This year I learned about life.
This year, I saw life come firsthand, and I’ve been watching it leave. I have felt it come in like a lion, roaring, and witnessed it going out like a lamb—softly, slowly. I have felt its fragility, its heaviest weight in the form of a feather-light 6 lb 1 oz baby placed on my chest. I felt it before that, even, when that 4 lb baby’s growth wasn’t keeping pace and had to prove to us it was still content inside of me, its little heart pumping and arms and legs kicking about in weekly appointments with a band around my belly. We’d breathe out in relief, and slowly hold our breath again for the next seven days. Well, 6 lb 1 oz Life roared in on April 23rd, ethereally weightless in love and light and yet the heaviest, forever-burden I’d ever carry on my heart.
I learned life can be paper thin and fleeting in the breeze without a weight to hold it down. Sometimes the fear and dread of losing it can feel as real as loss itself. What grows doesn’t grow forever. People who’ve never fallen fall. And old lives suddenly remind us of new lives again—needing to be carried, held, fed. Life is seeing the colors bloom and fade like seasons, and watching the shapes change, the sounds morph.
A fleshy little chest covered in velvety skin and rolls that mimic little biceps. Eyelids striped with new blue veins. Flushed cheeks that redden in blotches with the cold and turn pink after a full meal and a nap on a chest. Flailing arms and legs that kick and toes that wiggle. Soft, wet lips that sit in a perfect, rose colored bow. Every breath is full and content and the rise and fall of a belly is enough and is everything. A sign of tomorrow, a sign of getting bigger, air that harbors life and feeds growth. Bright blue eyes and a voice so high and light it dances as it comes out of those little lips.
Pale, soft, thin gray hair. Legs that move slowly, intentionally, and hands that shake. Clothes that hang on bones like a coat hanger, suspended from frail shoulders. Lived-in skin that’s housed a body for a lifetime of lifting and moving and carving and painting and thinking. I watch my Grandpa’s breaths rise and fall too, but in his chest, and the breaths are long and tired and full of a lifetime of breaths. Full of books and gin and laughter and hot meals and wood dust and garden soil and river wind and dark winter morning snow. And for now, their rise and fall is a sign of tomorrow. I hope the breaths are at peace, I hope they’re proud, I hope they’re ready. Bright blue eyes. Bright blue eyes that smile and love and drift in and out of sleep.
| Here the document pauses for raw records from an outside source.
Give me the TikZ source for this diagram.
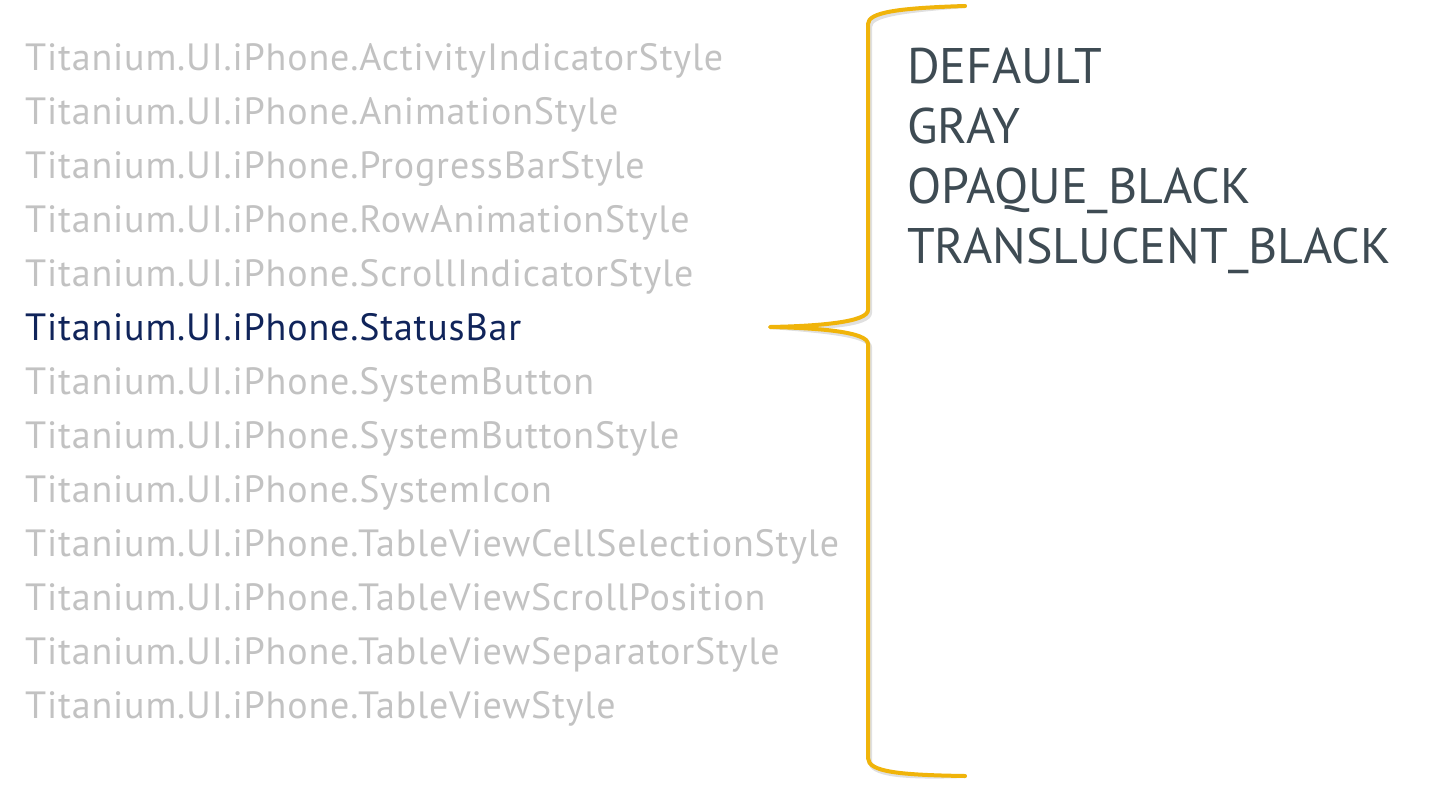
\documentclass[tikz,border=0pt]{standalone}
\usepackage{fontspec}
\setmainfont{PT Sans}
\newfontfamily\listfont[LetterSpace=2.2]{PT Sans}
\usetikzlibrary{positioning}
\definecolor{listgray}{HTML}{C2C2C2}
\definecolor{activeblue}{HTML}{10245A}
\definecolor{valuegray}{HTML}{3E4B53}
\definecolor{bracegold}{HTML}{F0B40A}

\begin{document}
\begin{tikzpicture}[x=1pt,y=-1pt,
    item/.style={anchor=base west,inner sep=0pt,text=listgray,font=\listfont\fontsize{38}{42}\selectfont},
    value/.style={anchor=base west,inner sep=0pt,text=valuegray,font=\fontsize{50}{56}\selectfont},
    brace/.style={draw=bracegold,line width=4pt,line cap=round,line join=round}]

  \useasboundingbox (0,0) rectangle (1433,788);

  % class list, the chosen one in blue
  \foreach \name [count=\i] in {ActivityIndicatorStyle,AnimationStyle,ProgressBarStyle,
      RowAnimationStyle,ScrollIndicatorStyle,StatusBar,SystemButton,SystemButtonStyle,
      SystemIcon,TableViewCellSelectionStyle,TableViewScrollPosition,
      TableViewSeparatorStyle,TableViewStyle}{
    \ifnum\i=6 \def\itemcol{activeblue}\else\def\itemcol{listgray}\fi
    \node[item,text=\itemcol] (item\i) at (25,{70+54*(\i-1)}) {Titanium.UI.iPhone.\name};
  }

  % constants
  \node[value] (val1) at (907,83) {DEFAULT};
  \node[value] (val2) at (907,143) {GRAY};
  \node[value] (val3) at (907,203) {OPAQUE\_BLACK};
  \node[value] (val4) at (907,263) {TRANSLUCENT\_BLACK};

  % brace
  \coordinate (top) at (965,6);
  \coordinate (tip) at (770,327);
  \coordinate (bot) at (965,776);
  \draw[brace,draw=black,opacity=0.12,shift={(2,3)}]
    (top) .. controls (900,8) and (868,12) .. (868,24) -- (868,310)
    .. controls (868,322) and (820,326) .. (tip)
    .. controls (820,328) and (868,332) .. (868,344) -- (868,758)
    .. controls (868,772) and (900,775) .. (bot);
  \draw[brace]
    (top) .. controls (900,8) and (868,12) .. (868,24) -- (868,310)
    .. controls (868,322) and (820,326) .. (tip)
    .. controls (820,328) and (868,332) .. (868,344) -- (868,758)
    .. controls (868,772) and (900,775) .. (bot);
\end{tikzpicture}
\end{document}
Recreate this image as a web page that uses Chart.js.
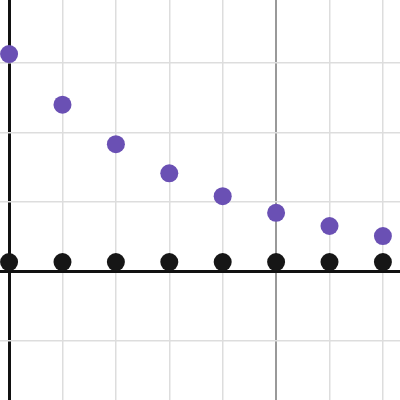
<!DOCTYPE html>
<html>
  <head>
    <meta charset='utf-8'>
    <title>Scatter</title>
    <style>
      body { margin: 0; background: #fff; }
    </style>
    <script src='https://cdn.jsdelivr.net/npm/chart.js@4/dist/chart.umd.min.js'></script>
  </head>
  <body>
    <canvas id='plot' width='400' height='400'></canvas>
    <script>
    var xs = [0, 1, 2, 3, 4, 5, 6, 7];
    var upper = [3.13, 2.40, 1.83, 1.41, 1.08, 0.84, 0.65, 0.505];
    var lower = [0.13, 0.13, 0.13, 0.13, 0.13, 0.13, 0.13, 0.13];

    function pts(ys) {
      return xs.map(function (x, i) { return { x: x, y: ys[i] }; });
    }

    function intTicks(scale) {
      var t = [];
      for (var v = Math.ceil(scale.min); v <= Math.floor(scale.max); v++) t.push({ value: v });
      scale.ticks = t;
    }

    new Chart(document.getElementById('plot'), {
      type: 'scatter',
      data: {
        datasets: [
          { data: pts(upper), backgroundColor: 'rgb(106,80,180)', borderWidth: 0, pointRadius: 9 },
          { data: pts(lower), backgroundColor: 'rgb(22,22,22)', borderWidth: 0, pointRadius: 9 }
        ]
      },
      options: {
        responsive: false,
        animation: false,
        layout: { padding: 0, autoPadding: false },
        plugins: { legend: { display: false }, tooltip: { enabled: false } },
        scales: {
          x: {
            type: 'linear', min: -0.17, max: 7.32,
            afterBuildTicks: intTicks,
            ticks: { display: false },
            border: { display: false },
            grid: {
              drawTicks: false,
              color: function (c) {
                if (c.tick.value === 0) return '#111';
                if (c.tick.value === 5) return '#999';
                return '#ddd';
              },
              lineWidth: function (c) { return c.tick.value === 0 ? 3 : (c.tick.value === 5 ? 2 : 1.5); }
            }
          },
          y: {
            type: 'linear', min: -1.86, max: 3.91,
            afterBuildTicks: intTicks,
            ticks: { display: false },
            border: { display: false },
            grid: {
              drawTicks: false,
              color: function (c) { return c.tick.value === 0 ? '#111' : '#ddd'; },
              lineWidth: function (c) { return c.tick.value === 0 ? 3 : 1.5; }
            }
          }
        }
      }
    });
    </script>
  </body>
</html>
A few weeks ago, Jon asked me if it makes me scared or sad that Grace is going to grow up in a world so different from the one we grew up in. No, I said. Because the greatest joys of my life have revolved around the people I have loved with all my heart, and Grace will be able to have that. It doesn’t matter what the world looks like otherwise—she’ll be able to experience laughter and genuine, overwhelming, heart-swelling joy with people she loves and who love her back. My Grandpa and Grandma have given me that from as far back as I can remember, and when I count my blessings, I count them a million, trillion times over and the love could still never be quantified.
This year has been about love and life and losing and the blue eyed babies of 1933 and 2019, born a day apart, who will roar in my heart forever.